La utilización de la música como medicina no es algo nuevo; incluso en los orígenes de la humanidad la música formaba parte de los ritos mágicos para la curación, algo que desde el pensamiento racional se formula a través de la teoría platónica del “Ethos”, descubierta por Damón y Pitágoras, para quienes el alma humana se basa en proporciones matemáticas como el cosmos o el propio arte musical, capaz de causar efecto en nuestra manera de sentir y consecuentemente en nuestra manera de pensar y de ser, estableciéndose una íntima conexión entre los sonidos y nuestros afectos.

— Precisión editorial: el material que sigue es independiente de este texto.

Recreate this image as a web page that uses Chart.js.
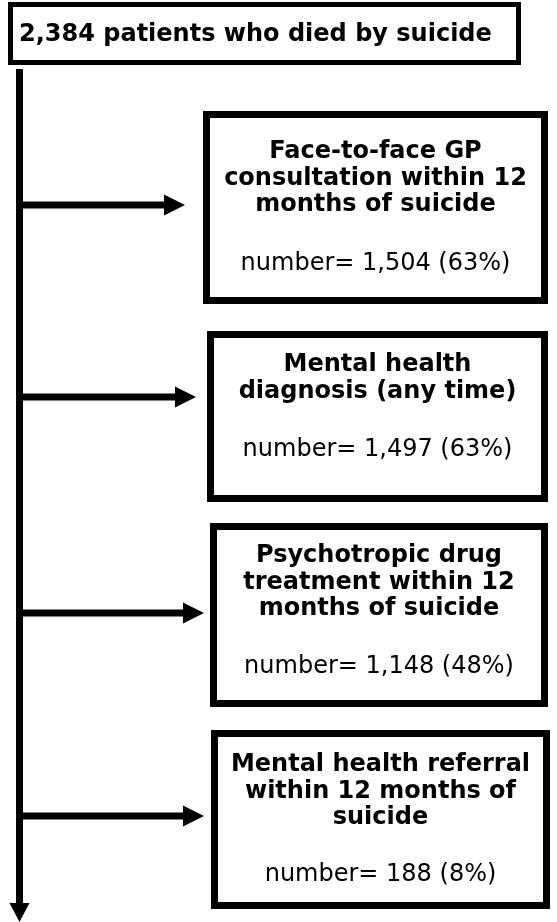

Los modos sobre los que se construye la magnífica catedral de la música culta occidental son el andamiaje capaz de transmitir toda gama de emociones: alegría, armonía, melancolía, misterio, tristeza, tensión, belleza…El apolíneo equilibrio de las musas o el desmesurado placer dionisíaco de las bacantes, tal y como sostiene Nietzsche en su Origen de la Tragedia.
Hoy en día los beneficios terapéuticos que la melodía y el ritmo tienen en pacientes de diferentes áreas son defendidos por sectores humanistas de la medicina que proponen su aplicación sistemática en los hospitales, esos que hoy, debido a la pandemia que sufrimos a nivel global, se sitúan en la primera línea de lucha contra el virus.
Toda España sale cada día a aplaudir los esfuerzos de sus sanitarios y también los músicos interpretan desde las mismas ventanas improvisados repertorios para mantener alto el ánimo de la población en cuarentena; y es que la música, no se nos olvide, para las cosas del alma, también puede sanarnos, además de ser una agradecida ·sinfonía” desde sus múltiples acepciones- hasta el concierto de sirenas de los barcos del muelle de Ferrol- dedicada a todos los que se arriesgan y ofrecen lo mejor de sí para superar (y así sea) esta situación con todas sus incertidumbres.